Go through the lines below. Copy those with "image".
*****
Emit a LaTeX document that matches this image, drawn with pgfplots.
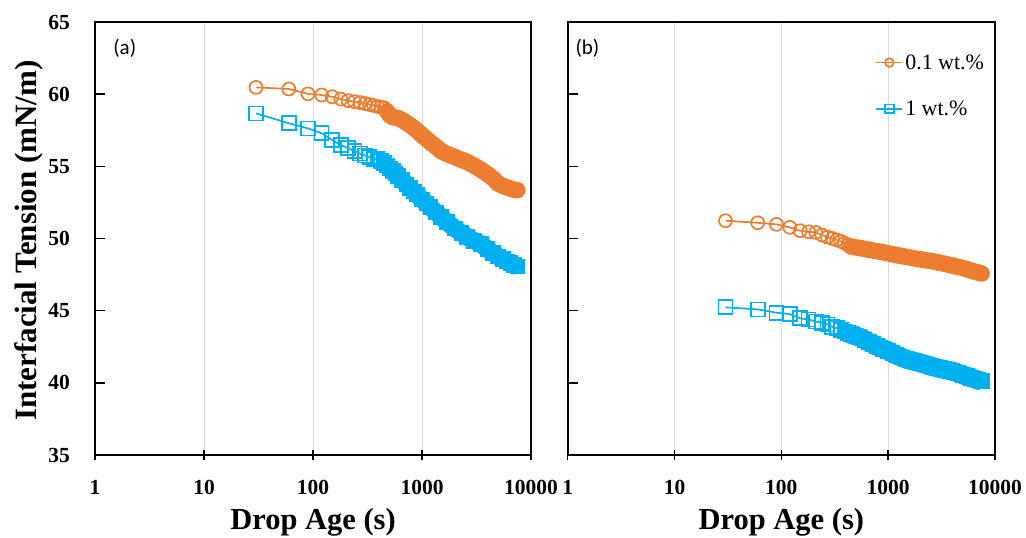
\documentclass[border=0pt]{standalone}
\usepackage{fontspec}
\setmainfont{Liberation Serif}
\newfontfamily\carlito{Carlito}
\usepackage{pgfplots}
\usepackage{pgfplotstable}
\pgfplotsset{compat=1.18}
\definecolor{oc}{RGB}{237,125,49}
\definecolor{bc}{RGB}{0,176,240}
\definecolor{gc}{RGB}{217,217,217}

\pgfplotstableread{
x y
30 60.47
60 60.36
90 60.02
120 59.94
150 59.82
180 59.66
210 59.55
240 59.48
270 59.42
300 59.35
330 59.28
360 59.22
390 59.15
420 59.10
450 59.05
480 58.80
510 58.50
540 58.40
570 58.38
600 58.35
660 58.20
720 58.02
780 57.84
840 57.66
900 57.48
1000 57.15
1100 56.90
1200 56.65
1350 56.35
1500 56.05
1700 55.85
2000 55.65
2300 55.45
2600 55.30
3000 55.05
3500 54.75
4000 54.45
4500 54.15
5000 53.80
5500 53.65
6000 53.55
6500 53.45
7000 53.38
7500 53.35
}\lo

\pgfplotstableread{
x y
30 58.67
60 57.98
90 57.63
120 57.29
150 56.82
180 56.48
210 56.25
240 56.05
270 55.88
300 55.75
330 55.63
360 55.53
390 55.50
420 55.38
450 55.22
480 55.05
510 54.85
540 54.66
570 54.50
600 54.33
660 54.03
720 53.75
780 53.50
840 53.26
900 53.04
1000 52.70
1100 52.42
1200 52.17
1350 51.80
1500 51.50
1700 51.12
2000 50.70
2300 50.38
2600 50.10
3000 49.85
3500 49.60
4000 49.25
4500 48.98
5000 48.75
5500 48.58
6000 48.40
6500 48.28
7000 48.15
7500 48.05
}\lb

\pgfplotstableread{
x y
30 51.23
60 51.09
90 50.98
120 50.77
150 50.54
180 50.47
210 50.42
240 50.24
270 50.10
300 50.00
330 49.90
360 49.80
390 49.68
420 49.55
450 49.45
480 49.40
510 49.37
540 49.34
570 49.31
600 49.28
660 49.22
720 49.17
780 49.12
840 49.08
900 49.04
1000 48.97
1100 48.91
1200 48.85
1350 48.78
1500 48.72
1700 48.64
2000 48.55
2300 48.48
2600 48.42
3000 48.33
3500 48.22
4000 48.12
4500 48.04
5000 47.95
5500 47.86
6000 47.77
6500 47.70
7000 47.63
7500 47.57
}\ro

\pgfplotstableread{
x y
30 45.23
60 45.09
90 44.86
120 44.76
150 44.47
180 44.38
210 44.25
240 44.15
270 44.05
300 43.88
330 43.78
360 43.66
390 43.55
420 43.45
450 43.36
480 43.28
510 43.22
540 43.17
570 43.08
600 42.98
660 42.82
720 42.68
780 42.55
840 42.45
900 42.36
1000 42.22
1100 42.05
1200 41.92
1350 41.75
1500 41.62
1700 41.52
2000 41.38
2300 41.25
2600 41.12
3000 41.00
3500 40.90
4000 40.80
4500 40.68
5000 40.55
5500 40.45
6000 40.35
6500 40.26
7000 40.18
7500 40.12
}\rb

\begin{document}
\begin{tikzpicture}
\useasboundingbox (0,0) rectangle (1026pt,538pt);

\begin{axis}[at={(95pt,83pt)}, anchor=south west, width=436pt, height=433pt,
  scale only axis,
  xmode=log, log basis x=10,
  xmin=1, xmax=10000, ymin=35, ymax=65,
  xtick={1,10,100,1000,10000},
  xticklabels={1,10,100,1000,10000},
  ytick={35,40,45,50,55,60,65},
  yticklabels={35,40,45,50,55,60,65},
  ytick pos=left, xtick pos=bottom,
  tick align=center,
  major tick length=10pt, minor tick length=9pt,
  tick style={line width=1.4pt, black},
  ytick style={xshift=5pt},
  axis line style={line width=1.8pt, black},
  xmajorgrids,
  major x grid style={gc, line width=0.9pt},
  xticklabel style={font=\fontsize{21.5}{21.5}\selectfont\bfseries, anchor=base, yshift=-35pt},
  yticklabel style={font=\fontsize{21.5}{21.5}\selectfont\bfseries, anchor=east, inner sep=0pt, xshift=-20pt},
  xlabel={Drop Age (s)},
  xlabel style={font=\fontsize{30.5}{30.5}\selectfont\bfseries, at={(axis description cs:0.5,-0.171)}, anchor=base},
  ylabel={Interfacial Tension (mN/m)},
  ylabel style={font=\fontsize{31}{31}\selectfont\bfseries, at={(axis description cs:-0.135,0.495)}, anchor=base},
]
\addplot[oc, line width=16.5pt, line cap=round, line join=round, skip coords between index={0}{15}] table {\lo};
\addplot[oc, line width=1.7pt, mark=o, mark size=6.5pt] table {\lo};
\addplot[bc, line width=17.5pt, line cap=butt, line join=round, skip coords between index={0}{14},
  mark=square*, mark size=7pt, mark options={line width=1.7pt, fill=bc}] table {\lb};
\addplot[bc, line width=1.7pt, mark=square, mark size=7pt] table {\lb};
\node[anchor=west, font=\carlito\fontsize{21}{21}\selectfont] at (axis description cs:0.034,0.94) {(a)};
\end{axis}

\begin{axis}[at={(567.7pt,83pt)}, anchor=south west, width=427.3pt, height=433pt,
  scale only axis,
  xmode=log, log basis x=10,
  xmin=1, xmax=10000, ymin=35, ymax=65,
  xtick={1,10,100,1000,10000},
  xticklabels={1,10,100,1000,10000},
  ytick={35,40,45,50,55,60,65},
  yticklabels={},
  ytick pos=left, xtick pos=bottom,
  tick align=center,
  major tick length=10pt, minor tick length=9pt,
  tick style={line width=1.4pt, black},
  ytick style={xshift=5pt},
  axis line style={line width=1.8pt, black},
  xmajorgrids,
  major x grid style={gc, line width=0.9pt},
  xticklabel style={font=\fontsize{21.5}{21.5}\selectfont\bfseries, anchor=base, yshift=-35pt},
  xlabel={Drop Age (s)},
  xlabel style={font=\fontsize{30.5}{30.5}\selectfont\bfseries, at={(axis description cs:0.5,-0.171)}, anchor=base},
  legend cell align=left,
  legend image code/.code={\draw[mark repeat=2,mark phase=2,#1,mark size=4.3pt] plot coordinates {(0pt,0pt) (13pt,0pt) (26pt,0pt)};},
  legend style={draw=none, fill=none, at={(axis description cs:0.72,0.930)}, anchor=north west,
    font=\fontsize{22}{22}\selectfont, row sep=26pt, inner sep=0pt},
]
\addplot[oc, line width=16.5pt, line cap=round, line join=round, skip coords between index={0}{14}, forget plot] table {\ro};
\addplot[oc, line width=1.7pt, mark=o, mark size=6.5pt] table {\ro};
\addlegendentry{0.1 wt.\%}
\addplot[bc, line width=19pt, line cap=butt, line join=round, skip coords between index={0}{13}, forget plot,
  mark=square*, mark size=7pt, mark options={line width=1.7pt, fill=bc}] table {\rb};
\addplot[bc, line width=1.7pt, mark=square, mark size=7pt] table {\rb};
\addlegendentry{1 wt.\%}
\node[anchor=west, font=\carlito\fontsize{21}{21}\selectfont] at (axis description cs:0.01,0.94) {(b)};
\end{axis}
\end{tikzpicture}
\end{document}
*****
## Result of this task:
Emit a LaTeX document that matches this image, drawn with pgfplots.
  legend image code/.code={\draw[mark repeat=2,mark phase=2,#1,mark size=4.3pt] plot coordinates {(0pt,0pt) (13pt,0pt) (26pt,0pt)};},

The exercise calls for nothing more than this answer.